__Exercise aim__. Exactly the lines from the line containing "Clone this chart in Plotly." through the line containing "b_lo_y = [91.5, 88.2, 84.8, 80.1, 71.1, 58.9]" are to be echoed, with both included and pictures left out.

__Working data__.
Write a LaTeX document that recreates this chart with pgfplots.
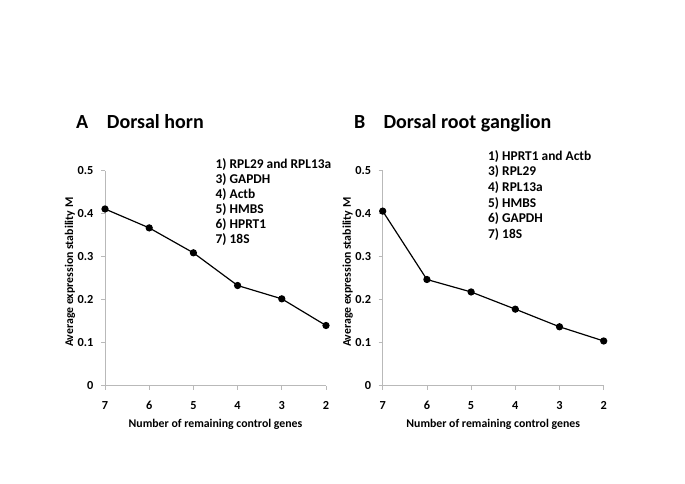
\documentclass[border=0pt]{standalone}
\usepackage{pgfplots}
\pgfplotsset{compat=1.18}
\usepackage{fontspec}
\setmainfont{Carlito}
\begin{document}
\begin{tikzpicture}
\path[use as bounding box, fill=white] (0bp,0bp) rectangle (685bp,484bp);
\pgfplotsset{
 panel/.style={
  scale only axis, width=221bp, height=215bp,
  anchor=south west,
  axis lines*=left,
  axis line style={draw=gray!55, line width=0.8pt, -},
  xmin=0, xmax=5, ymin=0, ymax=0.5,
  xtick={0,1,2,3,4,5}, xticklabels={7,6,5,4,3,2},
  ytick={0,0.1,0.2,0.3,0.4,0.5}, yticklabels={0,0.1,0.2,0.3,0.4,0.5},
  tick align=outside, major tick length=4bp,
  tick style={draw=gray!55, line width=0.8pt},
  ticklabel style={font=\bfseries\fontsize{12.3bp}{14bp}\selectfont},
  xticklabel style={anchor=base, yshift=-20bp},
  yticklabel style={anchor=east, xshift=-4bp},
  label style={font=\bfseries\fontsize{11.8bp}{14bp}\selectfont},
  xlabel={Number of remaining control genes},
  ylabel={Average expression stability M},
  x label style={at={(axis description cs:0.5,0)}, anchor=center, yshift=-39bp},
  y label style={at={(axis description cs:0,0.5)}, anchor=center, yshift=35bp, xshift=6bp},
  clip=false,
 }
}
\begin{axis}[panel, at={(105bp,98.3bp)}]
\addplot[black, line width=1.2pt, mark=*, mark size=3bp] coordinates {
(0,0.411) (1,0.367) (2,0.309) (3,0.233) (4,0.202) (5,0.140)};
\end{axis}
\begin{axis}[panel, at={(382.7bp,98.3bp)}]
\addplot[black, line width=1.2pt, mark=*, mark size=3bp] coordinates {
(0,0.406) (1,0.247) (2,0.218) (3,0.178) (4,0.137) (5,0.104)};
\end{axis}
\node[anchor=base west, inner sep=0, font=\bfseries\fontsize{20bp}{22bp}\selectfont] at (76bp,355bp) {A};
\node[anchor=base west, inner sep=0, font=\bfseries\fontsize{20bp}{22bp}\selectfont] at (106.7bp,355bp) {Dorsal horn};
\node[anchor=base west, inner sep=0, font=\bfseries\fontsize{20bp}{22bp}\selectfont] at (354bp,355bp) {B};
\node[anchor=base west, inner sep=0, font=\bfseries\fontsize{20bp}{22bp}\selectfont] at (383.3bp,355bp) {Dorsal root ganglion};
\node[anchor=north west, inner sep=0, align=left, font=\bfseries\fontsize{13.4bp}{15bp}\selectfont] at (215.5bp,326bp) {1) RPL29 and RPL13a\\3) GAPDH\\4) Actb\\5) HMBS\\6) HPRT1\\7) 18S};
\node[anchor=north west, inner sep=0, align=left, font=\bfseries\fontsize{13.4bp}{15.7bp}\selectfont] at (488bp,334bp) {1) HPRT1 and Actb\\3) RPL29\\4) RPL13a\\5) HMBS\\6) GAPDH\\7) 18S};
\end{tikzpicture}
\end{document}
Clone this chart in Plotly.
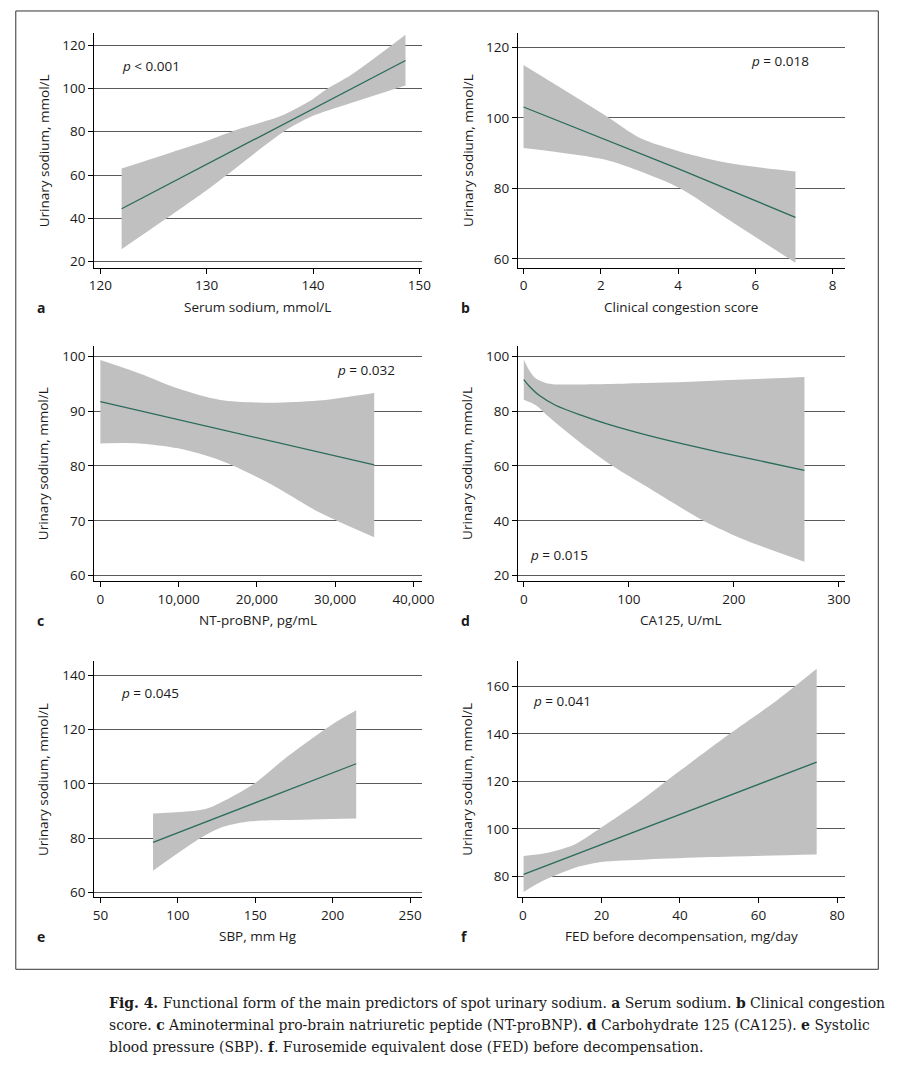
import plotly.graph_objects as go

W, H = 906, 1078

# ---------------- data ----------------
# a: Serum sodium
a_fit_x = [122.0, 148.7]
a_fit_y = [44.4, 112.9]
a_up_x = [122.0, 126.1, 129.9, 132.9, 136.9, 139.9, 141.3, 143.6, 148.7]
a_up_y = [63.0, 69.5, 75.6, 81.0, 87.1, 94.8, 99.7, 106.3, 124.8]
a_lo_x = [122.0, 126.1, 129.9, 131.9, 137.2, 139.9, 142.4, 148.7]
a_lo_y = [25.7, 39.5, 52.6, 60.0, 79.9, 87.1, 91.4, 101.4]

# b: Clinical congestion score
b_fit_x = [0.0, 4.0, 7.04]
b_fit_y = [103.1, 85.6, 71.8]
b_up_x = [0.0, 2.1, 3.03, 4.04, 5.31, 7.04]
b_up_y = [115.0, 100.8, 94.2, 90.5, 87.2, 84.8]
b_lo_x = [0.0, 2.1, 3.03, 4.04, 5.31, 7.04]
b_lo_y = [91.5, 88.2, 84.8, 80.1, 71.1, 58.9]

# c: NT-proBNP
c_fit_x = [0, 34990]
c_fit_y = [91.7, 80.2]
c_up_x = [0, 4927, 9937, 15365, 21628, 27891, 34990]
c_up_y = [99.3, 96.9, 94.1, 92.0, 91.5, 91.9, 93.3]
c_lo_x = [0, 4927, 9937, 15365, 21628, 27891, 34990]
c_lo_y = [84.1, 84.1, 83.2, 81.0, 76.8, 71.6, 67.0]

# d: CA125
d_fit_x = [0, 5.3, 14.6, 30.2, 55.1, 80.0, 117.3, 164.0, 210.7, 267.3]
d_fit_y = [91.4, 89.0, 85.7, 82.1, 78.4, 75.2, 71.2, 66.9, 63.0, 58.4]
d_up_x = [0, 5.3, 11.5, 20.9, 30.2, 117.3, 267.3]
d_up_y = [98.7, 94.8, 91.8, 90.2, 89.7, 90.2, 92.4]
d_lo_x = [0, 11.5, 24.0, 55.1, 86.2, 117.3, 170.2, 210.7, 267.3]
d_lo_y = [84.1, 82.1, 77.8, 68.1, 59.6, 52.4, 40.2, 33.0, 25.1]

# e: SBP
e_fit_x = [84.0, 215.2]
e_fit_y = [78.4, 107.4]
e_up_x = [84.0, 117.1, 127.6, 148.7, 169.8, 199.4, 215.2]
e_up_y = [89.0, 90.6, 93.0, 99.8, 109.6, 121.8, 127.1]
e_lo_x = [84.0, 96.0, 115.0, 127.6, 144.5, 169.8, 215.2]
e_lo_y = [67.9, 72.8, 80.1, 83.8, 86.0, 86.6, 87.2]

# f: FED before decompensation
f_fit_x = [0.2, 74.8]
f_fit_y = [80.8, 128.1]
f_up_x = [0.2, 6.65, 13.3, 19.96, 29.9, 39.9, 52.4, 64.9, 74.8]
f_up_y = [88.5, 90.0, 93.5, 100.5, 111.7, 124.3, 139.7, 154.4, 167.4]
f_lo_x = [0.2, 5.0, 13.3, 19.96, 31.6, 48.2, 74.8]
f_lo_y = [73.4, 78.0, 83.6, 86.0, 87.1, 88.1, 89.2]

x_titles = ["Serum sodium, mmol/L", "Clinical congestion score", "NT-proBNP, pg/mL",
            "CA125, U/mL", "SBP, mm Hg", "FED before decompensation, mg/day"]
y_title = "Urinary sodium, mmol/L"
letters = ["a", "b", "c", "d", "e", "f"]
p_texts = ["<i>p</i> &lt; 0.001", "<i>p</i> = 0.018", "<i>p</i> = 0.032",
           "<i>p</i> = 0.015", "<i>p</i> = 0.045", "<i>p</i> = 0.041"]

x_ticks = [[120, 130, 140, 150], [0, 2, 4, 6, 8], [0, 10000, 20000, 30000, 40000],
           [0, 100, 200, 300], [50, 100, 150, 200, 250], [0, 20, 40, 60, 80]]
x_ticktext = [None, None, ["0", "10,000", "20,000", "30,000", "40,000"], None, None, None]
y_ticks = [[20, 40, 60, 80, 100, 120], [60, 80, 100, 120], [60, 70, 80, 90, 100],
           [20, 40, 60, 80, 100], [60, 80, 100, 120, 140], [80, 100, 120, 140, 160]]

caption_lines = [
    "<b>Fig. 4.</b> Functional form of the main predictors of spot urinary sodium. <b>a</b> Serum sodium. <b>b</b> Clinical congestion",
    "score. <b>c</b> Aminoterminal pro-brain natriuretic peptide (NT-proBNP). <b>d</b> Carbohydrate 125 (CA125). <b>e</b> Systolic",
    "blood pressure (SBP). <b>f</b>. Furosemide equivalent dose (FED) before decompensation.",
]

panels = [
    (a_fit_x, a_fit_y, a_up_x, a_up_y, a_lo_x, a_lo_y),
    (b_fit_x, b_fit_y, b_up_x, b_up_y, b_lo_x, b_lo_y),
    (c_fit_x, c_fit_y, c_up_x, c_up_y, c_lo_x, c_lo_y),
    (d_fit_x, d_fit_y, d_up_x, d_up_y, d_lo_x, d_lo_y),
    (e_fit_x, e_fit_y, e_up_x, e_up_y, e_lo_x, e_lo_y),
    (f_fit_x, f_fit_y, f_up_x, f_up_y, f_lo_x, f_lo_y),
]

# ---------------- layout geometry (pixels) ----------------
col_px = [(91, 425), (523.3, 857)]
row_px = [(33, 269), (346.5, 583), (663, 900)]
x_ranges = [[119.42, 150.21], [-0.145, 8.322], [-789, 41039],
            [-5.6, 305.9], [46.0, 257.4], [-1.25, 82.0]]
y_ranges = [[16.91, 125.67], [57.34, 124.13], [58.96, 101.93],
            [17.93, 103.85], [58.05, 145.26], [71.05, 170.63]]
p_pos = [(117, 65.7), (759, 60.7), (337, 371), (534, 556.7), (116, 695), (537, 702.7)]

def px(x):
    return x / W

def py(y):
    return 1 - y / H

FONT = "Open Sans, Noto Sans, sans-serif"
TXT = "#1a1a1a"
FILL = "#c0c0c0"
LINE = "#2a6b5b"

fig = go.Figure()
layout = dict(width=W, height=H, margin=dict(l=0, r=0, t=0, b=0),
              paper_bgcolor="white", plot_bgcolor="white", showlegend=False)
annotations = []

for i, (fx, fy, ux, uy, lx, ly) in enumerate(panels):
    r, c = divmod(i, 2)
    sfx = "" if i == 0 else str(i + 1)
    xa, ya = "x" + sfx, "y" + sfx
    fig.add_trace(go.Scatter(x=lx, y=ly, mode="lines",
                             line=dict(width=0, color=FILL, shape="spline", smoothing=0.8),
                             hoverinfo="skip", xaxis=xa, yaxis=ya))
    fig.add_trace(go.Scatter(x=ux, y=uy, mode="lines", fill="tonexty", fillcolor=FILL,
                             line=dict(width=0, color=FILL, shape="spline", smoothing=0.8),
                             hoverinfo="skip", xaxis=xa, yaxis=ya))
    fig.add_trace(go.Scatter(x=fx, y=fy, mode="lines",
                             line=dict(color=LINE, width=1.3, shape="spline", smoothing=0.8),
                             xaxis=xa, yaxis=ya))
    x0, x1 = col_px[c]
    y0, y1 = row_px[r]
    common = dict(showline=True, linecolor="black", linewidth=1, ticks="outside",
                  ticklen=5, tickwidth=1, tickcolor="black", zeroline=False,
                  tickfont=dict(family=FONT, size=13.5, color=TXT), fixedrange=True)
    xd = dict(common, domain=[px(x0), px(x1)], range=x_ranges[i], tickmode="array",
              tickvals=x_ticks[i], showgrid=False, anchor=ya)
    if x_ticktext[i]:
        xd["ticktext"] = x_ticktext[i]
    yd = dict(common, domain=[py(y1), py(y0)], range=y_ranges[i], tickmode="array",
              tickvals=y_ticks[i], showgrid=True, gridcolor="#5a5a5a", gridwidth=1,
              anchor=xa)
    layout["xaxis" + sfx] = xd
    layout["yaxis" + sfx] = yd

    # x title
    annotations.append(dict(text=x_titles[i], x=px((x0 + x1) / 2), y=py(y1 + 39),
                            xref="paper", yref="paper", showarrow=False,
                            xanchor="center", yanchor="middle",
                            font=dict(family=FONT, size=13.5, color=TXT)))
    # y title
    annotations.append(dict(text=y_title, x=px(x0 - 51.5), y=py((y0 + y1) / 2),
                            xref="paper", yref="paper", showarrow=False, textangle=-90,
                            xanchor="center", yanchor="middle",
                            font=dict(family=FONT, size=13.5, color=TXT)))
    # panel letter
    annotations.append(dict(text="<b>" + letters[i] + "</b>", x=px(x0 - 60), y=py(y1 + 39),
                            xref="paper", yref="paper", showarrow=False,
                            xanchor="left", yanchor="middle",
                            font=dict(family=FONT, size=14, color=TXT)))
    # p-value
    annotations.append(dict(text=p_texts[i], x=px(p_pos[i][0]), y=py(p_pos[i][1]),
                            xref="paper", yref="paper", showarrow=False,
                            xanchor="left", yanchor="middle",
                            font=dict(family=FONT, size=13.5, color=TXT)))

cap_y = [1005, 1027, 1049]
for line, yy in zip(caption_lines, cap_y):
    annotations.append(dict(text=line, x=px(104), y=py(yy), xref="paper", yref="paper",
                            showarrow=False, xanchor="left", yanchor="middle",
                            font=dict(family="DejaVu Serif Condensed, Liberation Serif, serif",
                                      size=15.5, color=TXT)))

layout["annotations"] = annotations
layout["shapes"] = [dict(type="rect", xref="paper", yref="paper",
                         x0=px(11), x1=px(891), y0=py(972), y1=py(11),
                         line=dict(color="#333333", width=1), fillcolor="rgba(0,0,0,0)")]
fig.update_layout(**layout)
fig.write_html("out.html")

__Answer below__.
Clone this chart in Plotly.
import plotly.graph_objects as go

W, H = 906, 1078

# ---------------- data ----------------
# a: Serum sodium
a_fit_x = [122.0, 148.7]
a_fit_y = [44.4, 112.9]
a_up_x = [122.0, 126.1, 129.9, 132.9, 136.9, 139.9, 141.3, 143.6, 148.7]
a_up_y = [63.0, 69.5, 75.6, 81.0, 87.1, 94.8, 99.7, 106.3, 124.8]
a_lo_x = [122.0, 126.1, 129.9, 131.9, 137.2, 139.9, 142.4, 148.7]
a_lo_y = [25.7, 39.5, 52.6, 60.0, 79.9, 87.1, 91.4, 101.4]

# b: Clinical congestion score
b_fit_x = [0.0, 4.0, 7.04]
b_fit_y = [103.1, 85.6, 71.8]
b_up_x = [0.0, 2.1, 3.03, 4.04, 5.31, 7.04]
b_up_y = [115.0, 100.8, 94.2, 90.5, 87.2, 84.8]
b_lo_x = [0.0, 2.1, 3.03, 4.04, 5.31, 7.04]
b_lo_y = [91.5, 88.2, 84.8, 80.1, 71.1, 58.9]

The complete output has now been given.